In Sub-Saharan Africa, the average fertility rate is 4.4 today, and just 56 percent of the population is working age. This share will continue to grow, peaking at 66 percent well into the second half of the century, when the third wave of the demographic shift hits its shores.
Basically, McKinsey’s three waves correspond to my Old Core, New Core, and Gap categories from The Pentagon’s New Map.
Not a perfect match-up, and, frankly, I think my chart is better and more discrete and more accurate — if, admittedly, far less data-explicit.
For example, overlay China’s Belt and Road Corridors and they match up nicely with the flow of my “secret history” — a general East-to-West-and-South vectoring from Asia toward Europe, the Middle East, and Africa.
Enough bragging. It’s just good to be validated after all these years.
Doing a far deeper dive this time around, let me say that the McKinsey story speaks big-time to our current obsession with demographic collapse triggered by a birth dearth.
It’s been a long time coming …
This is the world I grew up in, with the US still above the replacement rate and I the 7th of 9 kids in my family (7 surviving still).
Add the pill and women’s liberation in the advanced world and already — just 15 years later — the West and the USSR are both below 2.1.
Jump ahead to modern globalization and you start to get an image not unlike my Core/Gap map.
Pretty good match, ja?
Here, the analysis is brilliant, showing that it’s the decline in fertility that drives the bulk of the decline in population size. People living longer gets you so much, but people having far fewer babies? That moves you along the demographic transition far more deterministically.
As I noted in that previous review of this report back in February, my demographic transition now argues for the following (these slides coming from my Massive Open Online course):
The earliest transition is from the traditional age pyramid to the youth-buldged obelisk.
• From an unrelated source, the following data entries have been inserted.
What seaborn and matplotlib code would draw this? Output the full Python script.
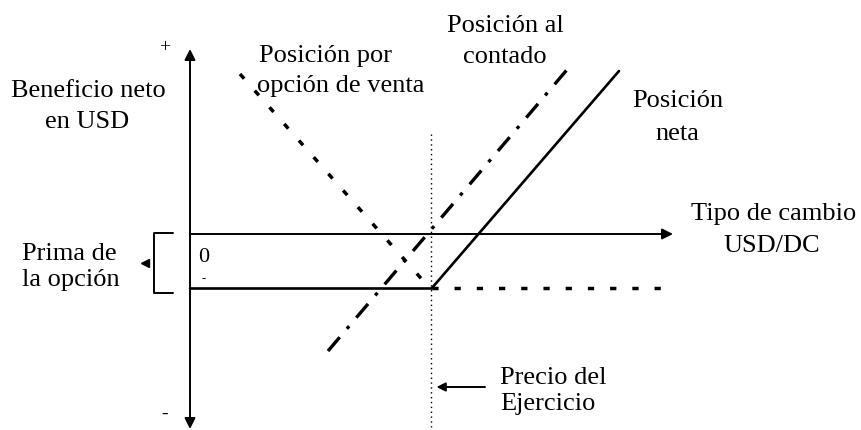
import matplotlib
matplotlib.use("Agg")
import matplotlib.pyplot as plt
import seaborn as sns

sns.set_theme(style="white")
plt.rcParams["font.family"] = ["Liberation Serif", "DejaVu Serif"]
plt.rcParams["lines.scale_dashes"] = False

# --- diagram data (exchange rate on x, net profit in USD on y) ---
strike = 24.15
rate_axis_end = 48.3
profit_axis = [18.5, -19.5]

put_x = [5.0, 24.0, 47.3]
put_y = [16.0, -5.45, -5.45]
spot_x = [13.8, 38.1]
spot_y = [-11.7, 16.9]
net_x = [0.0, 24.15, 42.9]
net_y = [-5.45, -5.45, 16.3]
strike_y = [10.0, -19.3]
bracket_x = [-1.7, -3.6, -3.6, -1.7]
bracket_y = [0.1, 0.1, -5.9, -5.9]

W, H = 862, 431
fig = plt.figure(figsize=(W / 100, H / 100), dpi=100)
ax = fig.add_axes([0, 0, 1, 1])
ax.set_xlim(-19.0, 67.2)
ax.set_ylim(-19.6, 23.5)
ax.axis("off")

k = "black"
arrow = dict(arrowstyle="-|>", color=k, lw=1.4, mutation_scale=16,
             shrinkA=0, shrinkB=0)


def line(x, y, **kw):
    sns.lineplot(x=x, y=y, sort=False, estimator=None, color=k, ax=ax, **kw)


# axes of the diagram
ax.annotate("", xy=(0, profit_axis[0]), xytext=(0, profit_axis[1]),
            arrowprops=dict(arrow, arrowstyle="<|-|>"))
ax.annotate("", xy=(rate_axis_end, 0), xytext=(0, 0), arrowprops=arrow)

# positions
line(net_x, net_y, lw=1.9)
line(spot_x, spot_y, lw=2.4, linestyle=(0, (13, 8, 2.5, 8)))
line(put_x, put_y, lw=2.5, linestyle=(0, (4.5, 11.5)))
line([strike, strike], strike_y, lw=1.0, linestyle=(0, (1, 2.5)))

# premium bracket
line(bracket_x, bracket_y, lw=1.4)
ax.plot([-4.5], [(bracket_y[0] + bracket_y[2]) / 2], marker="<", color=k,
        markersize=6)

# strike price arrow
ax.annotate("", xy=(strike + 0.5, -15.3), xytext=(29.5, -15.3),
            arrowprops=dict(arrow, mutation_scale=13))


def label(txt, px, py, ha="center", size=19, va="baseline"):
    fig.text(px / W, 1 - py / H, txt, ha=ha, va=va, fontsize=size, color=k)


label("Beneficio neto", 88, 97)
label("en USD", 87, 128)
label("Posición por", 259, 62, ha="left")
label("opción de venta", 257, 92, ha="left")
label("Posición al", 505, 32)
label("contado", 505, 63)
label("Posición", 678, 107)
label("neta", 677, 140)
label("Tipo de cambio", 774, 220)
label("USD/DC", 772, 252)
label("Prima de", 22, 260, ha="left")
label("la opción", 22, 286, ha="left")
label("Precio del", 500, 384, ha="left")
label("Ejercicio", 500, 410, ha="left")
label("+", 165, 48, size=14, va="center")
label("-", 165, 414, size=14, va="center")
label("0", 198, 262, ha="left", size=16)
label("-", 204, 279, size=9, va="center")

fig.savefig("out.png", dpi=100)
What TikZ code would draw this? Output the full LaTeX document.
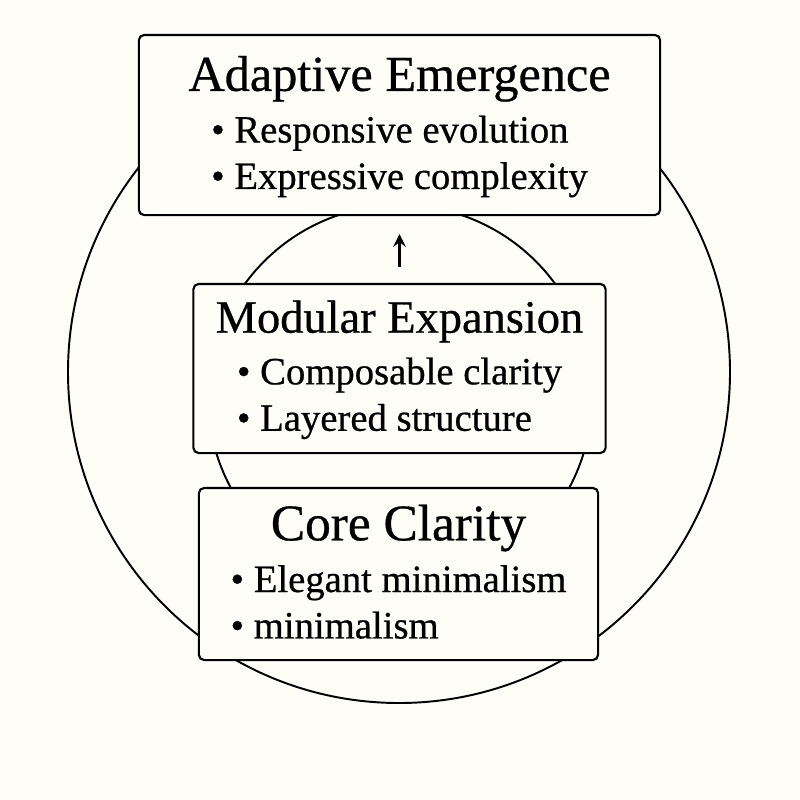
\documentclass[tikz,border=0pt]{standalone}
\usepackage{fontspec}
\setmainfont{Liberation Serif}[UprightFeatures={FakeBold=0.6}]
\usepackage{tikz}
\usetikzlibrary{arrows, positioning}
\tikzset{>=stealth}
\definecolor{paper}{HTML}{FEFDF8}
\newcommand{\tiertext}[4]{{\fontsize{#1}{#1}\selectfont\rule{0pt}{0.87em}#2}\\[1.5pt]\begin{tabular}[t]{@{}l@{}}\textbullet\ #3\\ \textbullet\ #4\end{tabular}}

\begin{document}
\begin{tikzpicture}[x=0.01cm, y=0.01cm,
  tier/.style={draw, line width=0.6pt, rounded corners=1.5pt, fill=paper, align=center,
    inner sep=0pt, font=\fontsize{11}{13.2}\selectfont}]
\fill[paper](0,0) rectangle (800,-800);
\draw[line width=0.55pt](399,-372) circle (331);
\draw[line width=0.55pt](400,-397) circle (192);

\node[tier, minimum width=5.21cm, minimum height=1.80cm] (adaptive) at (399.5,-125)
  {\tiertext{14.3}{Adaptive Emergence}{Responsive evolution}{Expressive complexity}};
\node[tier, minimum width=4.12cm, minimum height=1.69cm] (modular) at (399.5,-368.5)
  {\tiertext{13.2}{Modular Expansion}{Composable clarity}{Layered structure}};
\node[tier, minimum width=3.99cm, minimum height=1.72cm] (core) at (398.5,-574)
  {\tiertext{14.6}{Core Clarity}{Elegant minimalism}{minimalism}};

\draw[->, line width=0.6pt, shorten <=0.16cm, shorten >=0.18cm](modular.north)--(modular.north |- adaptive.south);
\end{tikzpicture}
\end{document}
Then it the obelisk to the desired diamond (serious demographic dividend).
Then it’s the diamond to the bulb and the elder surplus kicks in, and finally it’s the bulb to the inverted pyramid or what I call the “spinning top.”
My full-up sequence is thus: PYRAMID to OBELISK to DIAMOND to BULB to (SPINNING) TOP:
Pyramid is the starting point (and norm for most of history), as in, bottom heavy with kids and/or liftoff for a Baby Boom
Obelisk is the Youth Bulge working its way “up” in age
Diamond is the Demographic Dividend
Bulb is the Super-Aging effect that follows the completion of the dividend
Spinning Top is when you’re truly swamped by the Silver Tsunami.
This is what scares advanced economies: as they age, there’s fewer and fewer workers to support dependents. Right now the global dependency ratio is 6.5 workers for every dependent.
That drops globally to four-per-dependent come 2050, with advanced “first wave” countries dropping the most precipitously and China in particular dropping at world-class speed (which is what earns China “first wave” status even though it’s really a second-wave economy that’s now so rapidly aging that it’s jumped up into the first-wave category in terms of demographic collapse).
When I say that the future of globalization is mostly non-White, non-American, non-European, and non-Western … this is what I mean.
Think about it: one-out-of-three humans in the world in 2100 living in Sub-Saharan Africa alone!
I’ll tell you that’ll never happen — and why — in Part II of this analysis.
Still, no doubt about the future center of gravity of global youth culture: it will be Africa.
Last scary point to consider: older households in America represent only 20% of the population but over 40% of the wealth. The bulk of that wealth is found in real estate (almost 60%).
Layer climate change on top of that asset pool, making it essentially uninsurable, and we all need to become far more worried about the future of our national economy as we further age.